President, Board of Directors of City Trusts
Chairman, Wills Eye Committee
Mr. Bernard Smalley, who has served as the Board's Vice President and Chair of the Girard College Committee since 2012, succeeds the late Ronald M. Donatucci, who died on November 3, 2021. Smalley's is a uniquely Philadelphia success story. The son of a West Philadelphia barber, he grew up in the presence of some of the city's greatest legal minds who frequented his father's barbershop: William H. Hastie, the first African-American to serve as chief judge of a U.S. Court of Appeals; Ronald Davenport, who became Dean of Duquesne University Law School; and H. Patrick Swygert, later President of Howard University. As a child, Smalley was a witness to the civil rights movement of the 1960s in Philadelphia, where the Girard case was a major focus.
Upon his graduation from Temple, Smalley worked as an administrator for the Court of Common Pleas while also attending Widener University Law School at night.

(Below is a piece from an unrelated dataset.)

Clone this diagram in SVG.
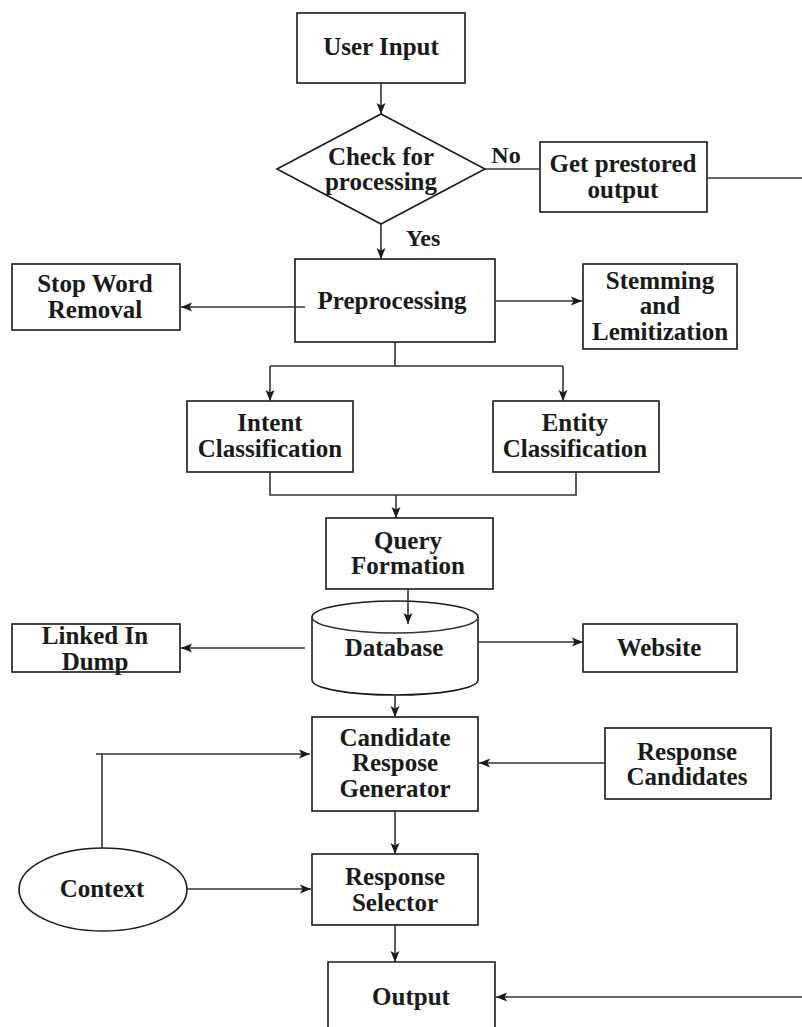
<svg xmlns="http://www.w3.org/2000/svg" width="802" height="1027" viewBox="0 0 802 1027">
<style>
.box{fill:#fff;stroke:#1a1a1a;stroke-width:1.6}
.ln{fill:none;stroke:#333;stroke-width:1.6}
.arr{fill:none;stroke:#333;stroke-width:1.6;marker-end:url(#ah)}
text{font-family:"Liberation Serif","Times New Roman",serif;font-weight:bold;font-size:25px;fill:#1a1a1a;text-anchor:middle}
.lbl{font-size:24px}
</style>
<defs>
<marker id="ah" markerUnits="userSpaceOnUse" markerWidth="12" markerHeight="12" viewBox="0 0 12 12" refX="11" refY="6" orient="auto">
<path d="M0,1.5 L11,6 L0,10.5 L2.5,6 Z" fill="#1a1a1a"/>
</marker>
</defs>
<rect width="802" height="1027" fill="#fff"/>
<g id="user-input">
<rect class="box" x="297" y="13" width="168" height="70"/>
<text x="381" y="55">User Input</text>
</g>
<g id="check">
<polygon class="box" points="381,114 485,169 381,224 277,169"/>
<text x="381" y="165">Check for</text>
<text x="381" y="190">processing</text>
</g>
<g id="label-no"><text class="lbl" x="506" y="163">No</text></g>
<g id="label-yes"><text class="lbl" x="423" y="246">Yes</text></g>
<g id="prestored">
<rect class="box" x="540" y="142" width="167" height="70"/>
<text x="623" y="172">Get prestored</text>
<text x="623" y="198">output</text>
</g>
<g id="preprocessing">
<rect class="box" x="295" y="259" width="200" height="83"/>
<text x="392" y="309">Preprocessing</text>
</g>
<g id="stopword">
<rect class="box" x="12" y="264" width="168" height="66"/>
<text x="95" y="292">Stop Word</text>
<text x="95" y="318">Removal</text>
</g>
<g id="stemming">
<rect class="box" x="583" y="264" width="154" height="85"/>
<text x="660" y="289">Stemming</text>
<text x="660" y="314">and</text>
<text x="660" y="340">Lemitization</text>
</g>
<g id="intent">
<rect class="box" x="187" y="401" width="166" height="71"/>
<text x="270" y="431">Intent</text>
<text x="270" y="457">Classification</text>
</g>
<g id="entity">
<rect class="box" x="493" y="401" width="166" height="71"/>
<text x="575" y="431">Entity</text>
<text x="575" y="457">Classification</text>
</g>
<g id="query">
<rect class="box" x="326" y="518" width="167" height="71"/>
<text x="408" y="549">Query</text>
<text x="408" y="574">Formation</text>
</g>
<g id="database">
<path class="box" d="M312,617 L312,680 A83,15 0 0 0 478,680 L478,617 A83,16 0 0 0 312,617 Z"/>
<path class="ln" d="M312,617 A83,16 0 0 0 478,617"/>
<text x="394" y="656">Database</text>
</g>
<g id="linkedin">
<rect class="box" x="12" y="624" width="168" height="48"/>
<text x="95" y="644">Linked In</text>
<text x="95" y="670">Dump</text>
</g>
<g id="website">
<rect class="box" x="583" y="624" width="154" height="48"/>
<text x="659" y="656">Website</text>
</g>
<g id="candidate">
<rect class="box" x="312" y="717" width="166" height="94"/>
<text x="395" y="746">Candidate</text>
<text x="395" y="771">Respose</text>
<text x="395" y="797">Generator</text>
</g>
<g id="response-candidates">
<rect class="box" x="605" y="728" width="166" height="71"/>
<text x="687" y="760">Response</text>
<text x="687" y="785">Candidates</text>
</g>
<g id="context">
<ellipse class="box" cx="103" cy="889.5" rx="84" ry="41.5"/>
<text x="102" y="897">Context</text>
</g>
<g id="selector">
<rect class="box" x="312" y="854" width="166" height="71"/>
<text x="395" y="885">Response</text>
<text x="395" y="911">Selector</text>
</g>
<g id="output">
<path class="box" d="M328,1030 L328,962 L495,962 L495,1030"/>
<text x="411" y="1005">Output</text>
</g>
<g id="connectors">
<line class="arr" x1="381" y1="83" x2="381" y2="114"/>
<line class="ln" x1="485" y1="169" x2="540" y2="169"/>
<line class="ln" x1="707" y1="178" x2="802" y2="178"/>
<line class="arr" x1="381" y1="224" x2="381" y2="259"/>
<line class="arr" x1="305" y1="307" x2="181" y2="307"/>
<line class="arr" x1="496" y1="301" x2="582" y2="301"/>
<polyline class="ln" points="395,342 395,366"/>
<line class="ln" x1="270" y1="366" x2="563" y2="366"/>
<line class="arr" x1="270" y1="366" x2="270" y2="401"/>
<line class="arr" x1="563" y1="366" x2="563" y2="401"/>
<polyline class="ln" points="270,472 270,495 576,495 576,472"/>
<line class="arr" x1="396" y1="495" x2="396" y2="518"/>
<line class="arr" x1="408" y1="589" x2="408" y2="624"/>
<line class="arr" x1="305" y1="648" x2="181" y2="648"/>
<line class="arr" x1="478" y1="642" x2="583" y2="642"/>
<line class="arr" x1="395" y1="695" x2="395" y2="717"/>
<line class="arr" x1="605" y1="763" x2="479" y2="763"/>
<polyline class="ln" points="102,848 102,754"/>
<line class="arr" x1="96" y1="754" x2="310" y2="754"/>
<line class="arr" x1="187" y1="889" x2="311" y2="889"/>
<line class="arr" x1="395" y1="811" x2="395" y2="854"/>
<line class="arr" x1="395" y1="925" x2="395" y2="962"/>
<line class="arr" x1="802" y1="997" x2="496" y2="997"/>
</g>
</svg>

Upon his graduation in 1980, Smalley clerked for the Hon. Stanley M. Greenberg, then began his career as a trial attorney advocating on behalf of victims of corporate or professional negligence. Representing plaintiffs in some of the city's highest profile cases, Smalley was a partner at the Anapol Schwartz law firm for nearly 30 years before eventually becoming a partner at Raynes Lawn Hehmeyer in 2016.
Designated as a Pennsylvania Superlawyer on multiple occasions over the last 20 years, Smalley has earned numerous other professional awards during the course of his legal career, including his induction as a Fellow of both the American College of Trial Lawyers and the International Academy of Trial Lawyers, as well as the 2008 Thurgood Marshall College Fund Award of Excellence. He is a past president of the Philadelphia Trial Lawyers Association and a member of the Barristers' Association of Philadelphia.
In addition to his service on the Board of City Trusts, Smalley is a Board member of the Urban Affairs Coalition, the Widener University School of Law, the Ellis Trust, the Mann Center for the Performing Arts, and The Philadelphia Tribune. Additionally, he is a member of Sigma Phi Pi fraternity (Alpha Boule) and the Philadelphia chapter of the NAACP.